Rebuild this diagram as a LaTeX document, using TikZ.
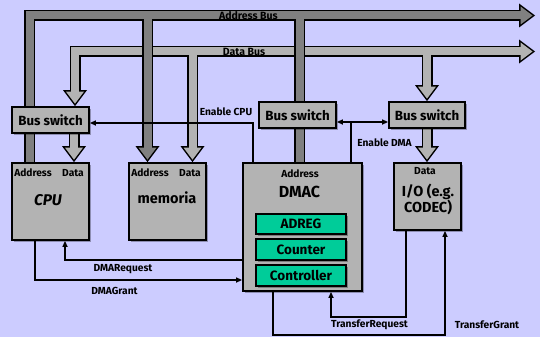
\documentclass[tikz,border=0pt]{standalone}
\usepackage{fontspec}
\setmainfont{Fira Sans}
\usetikzlibrary{arrows.meta,calc,shadows}

\definecolor{bg}{HTML}{CCCCFF}
\definecolor{addrgray}{HTML}{808080}
\definecolor{datagray}{HTML}{B3B3B3}
\definecolor{boxgray}{HTML}{B3B3B3}
\definecolor{regcol}{HTML}{00CC99}

\pgfdeclarelayer{back}
\pgfdeclarelayer{bus}
\pgfsetlayers{back,bus,main}

% arrow heads of the wide buses: #1 = path options, #2 = name of the tip coordinate
\newcommand\headdown[2]{\path[#1] ($(#2)+(0,-2.5)$) -- ++(-9,-12) -- ++(18,0) -- cycle;}
\newcommand\headright[2]{\path[#1] ($(#2)+(-2.5,0)$) -- ++(-12,-9) -- ++(0,18) -- cycle;}

\tikzset{
  busblack/.style={draw=black, line width=11pt, line join=miter},
  busfill/.style={draw=#1, line width=8pt, line join=miter},
  headline/.style={draw=black, line width=3pt, line join=miter},
  box/.style={draw=black, line width=1.8pt, fill=boxgray, inner sep=0pt,
    drop shadow={shadow xshift=1.6pt, shadow yshift=-1.6pt, fill=black, opacity=0.3}},
  reg/.style={box, fill=regcol, minimum width=90pt, font=\fontsize{13.5}{15}\selectfont\bfseries},
  swbox/.style={box, minimum width=77pt, minimum height=26pt, font=\fontsize{13.3}{15}\selectfont\bfseries},
  small/.style={inner sep=0pt, font=\fontsize{10.2}{12}\selectfont\bfseries},
  sig/.style={draw=black, line width=1.8pt},
  tip/.style={-{Triangle[length=6pt,width=5pt]}},
}

\begin{document}
\begin{tikzpicture}[x=1pt,y=-1pt]
\begin{pgfonlayer}{back}
  \fill[bg] (0,0) rectangle (540,337);
\end{pgfonlayer}
\useasboundingbox (0,0) rectangle (540,337);

% ---- units ----
\node[swbox] (bsL) at (50.5,120) {Bus switch};
\node[swbox] (bsM) at (297.5,115) {Bus switch};
\node[swbox, minimum width=76pt] (bsR) at (427,115) {Bus switch};

\node[box, minimum width=77pt, minimum height=77pt] (cpu) at (50.5,201.5) {};
\node[box, minimum width=77pt, minimum height=77pt] (mem) at (167.5,201.5) {};
\node[box, minimum width=119pt, minimum height=128pt] (dmac) at (302.5,227) {};
\node[box, minimum width=67pt, minimum height=67pt] (io) at (427.5,196.5) {};

\node[reg, minimum height=20pt] (adreg) at (301,224) {ADREG};
\node[reg, minimum height=21pt] (counter) at (301,249.5) {Counter};
\node[reg, minimum height=21pt] (ctrl) at (301,275.5) {Controller};

% texts inside the units
\node[small] (cpuA) at (33,173) {Address};
\node[small] (cpuD) at (73,173) {Data};
\node[inner sep=0pt, font=\fontsize{15.5}{17}\selectfont\bfseries\itshape] (cpuT) at (48,200) {CPU};
\node[small] (memA) at (150,173) {Address};
\node[small] (memD) at (190,173) {Data};
\node[inner sep=0pt, font=\fontsize{14.5}{16}\selectfont\bfseries] (memT) at (167,198) {memoria};
\node[small] (dmaA) at (300,174) {Address};
\node[inner sep=0pt, font=\fontsize{16}{17}\selectfont\bfseries] (dmaT) at (299.5,192) {DMAC};
\node[small] (ioD) at (425,171) {Data};
\node[inner sep=0pt, align=center, font=\fontsize{14.5}{15.5}\selectfont\bfseries] (ioT) at (428,199.5) {I/O (e.g.\\CODEC)};

% ---- bus end points ----
\coordinate (aCpu) at ([xshift=-21pt]cpu.north);
\coordinate (aCorner) at (29.5,15.5);
\coordinate (aRight) at (535,15.5);
\coordinate (aMem) at ([xshift=-20pt]mem.north);
\coordinate (aDma) at ([xshift=-3pt]dmac.north);

\coordinate (dLeft) at ([xshift=24.5pt]bsL.north);
\coordinate (dCorner) at (75,51.5);
\coordinate (dRight) at (535,51.5);
\coordinate (dMem) at ([xshift=25pt]mem.north);
\coordinate (dBsR) at (bsR.north);
\coordinate (dCpu) at ([xshift=23.5pt]cpu.north);
\coordinate (dIo) at (bsR.south |- io.north);

\begin{pgfonlayer}{bus}
  % data bus: outline first, then the grey body
  \draw[busblack] ($(dLeft)+(0,-13)$) -- (dCorner) -- ($(dRight)+(-13,0)$);
  \draw[busblack] (dMem |- dCorner) -- ($(dMem)+(0,-13)$);
  \draw[busblack] (dBsR |- dCorner) -- ($(dBsR)+(0,-13)$);
  \draw[busblack] (bsL.south -| dCpu) -- ($(dCpu)+(0,-13)$);
  \draw[busblack] (bsR.south) -- ($(dIo)+(0,-13)$);
  \foreach \t in {dLeft,dMem,dBsR,dCpu,dIo} {\headdown{headline}{\t}}
  \headright{headline}{dRight}
  \foreach \t in {dLeft,dMem,dBsR,dCpu,dIo} {\headdown{fill=datagray}{\t}}
  \headright{fill=datagray}{dRight}
  \draw[busfill=datagray] ($(dLeft)+(0,-13)$) -- (dCorner) -- ($(dRight)+(-13,0)$);
  \draw[busfill=datagray] (dMem |- dCorner) -- ($(dMem)+(0,-13)$);
  \draw[busfill=datagray] (dBsR |- dCorner) -- ($(dBsR)+(0,-13)$);
  \draw[busfill=datagray] (bsL.south -| dCpu) -- ($(dCpu)+(0,-13)$);
  \draw[busfill=datagray] (bsR.south) -- ($(dIo)+(0,-13)$);

  % address bus, lying over the data bus
  \draw[busblack] (aCpu) -- (aCorner) -- ($(aRight)+(-13,0)$);
  \draw[busblack] (aMem |- aCorner) -- ($(aMem)+(0,-13)$);
  \draw[busblack] (aDma |- aCorner) -- (aDma);
  \headdown{headline}{aMem}
  \headright{headline}{aRight}
  \headdown{fill=addrgray}{aMem}
  \headright{fill=addrgray}{aRight}
  \draw[busfill=addrgray] (aCpu) -- (aCorner) -- ($(aRight)+(-13,0)$);
  \draw[busfill=addrgray] (aMem |- aCorner) -- ($(aMem)+(0,-13)$);
  \draw[busfill=addrgray] (aDma |- aCorner) -- (aDma);
\end{pgfonlayer}

\node[small, font=\fontsize{10.5}{12}\selectfont\bfseries] (abLab) at (248.5,15.5) {Address Bus};
\node[small, font=\fontsize{10.5}{12}\selectfont\bfseries] (dbLab) at (244,51.5) {Data Bus};

% ---- control signals ----
\coordinate (enCpu) at ([xshift=11pt]dmac.north west);
\coordinate (enDma) at ([xshift=-12pt]dmac.north east);
\draw[sig, tip] (enCpu) |- ([yshift=-3pt]bsL.east);
\draw[sig, {Triangle[length=6pt,width=5pt]}-{Triangle[length=6pt,width=5pt]}] ([yshift=-7pt]bsM.east) -- ([yshift=-7pt]bsR.west);
\draw[sig] (enDma) -- (enDma |- 0,122);
\node[small] (enCpuLab) at (226,112) {Enable CPU};
\node[small] (enDmaLab) at (384.5,143) {Enable DMA};

\draw[sig, tip] ([yshift=-33pt]dmac.west) -| ([xshift=14.5pt]cpu.south);
\draw[sig, tip] ([xshift=-15.5pt]cpu.south) |- ([yshift=-53pt]dmac.west);
\node[small] (reqLab) at (123,269) {DMARequest};
\node[small] (grLab) at (114.5,291) {DMAGrant};

\draw[sig, tip] ([xshift=-21.5pt]io.south) -- ++(0,86) -| ([xshift=28.5pt]dmac.south);
\draw[sig, tip] ([xshift=-29.5pt]dmac.south) -- ++(0,43) -| ([xshift=17.5pt]io.south);
\node[small] (treqLab) at (369.5,325) {TransferRequest};
\node[small] (tgrLab) at (487,325) {TransferGrant};
\end{tikzpicture}
\end{document}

# # # #

Exercise description:
Your task is to restate word for word the lines from the top of the data to the line containing "($(#2)+(-2.5,0)$) -- ++(-12,-9)", both ends included, with every picture left out.

Final result:
Rebuild this diagram as a LaTeX document, using TikZ.
\documentclass[tikz,border=0pt]{standalone}
\usepackage{fontspec}
\setmainfont{Fira Sans}
\usetikzlibrary{arrows.meta,calc,shadows}

\definecolor{bg}{HTML}{CCCCFF}
\definecolor{addrgray}{HTML}{808080}
\definecolor{datagray}{HTML}{B3B3B3}
\definecolor{boxgray}{HTML}{B3B3B3}
\definecolor{regcol}{HTML}{00CC99}

\pgfdeclarelayer{back}
\pgfdeclarelayer{bus}
\pgfsetlayers{back,bus,main}

% arrow heads of the wide buses: #1 = path options, #2 = name of the tip coordinate
\newcommand\headdown[2]{\path[#1] ($(#2)+(0,-2.5)$) -- ++(-9,-12) -- ++(18,0) -- cycle;}
\newcommand\headright[2]{\path[#1] ($(#2)+(-2.5,0)$) -- ++(-12,-9) -- ++(0,18) -- cycle;}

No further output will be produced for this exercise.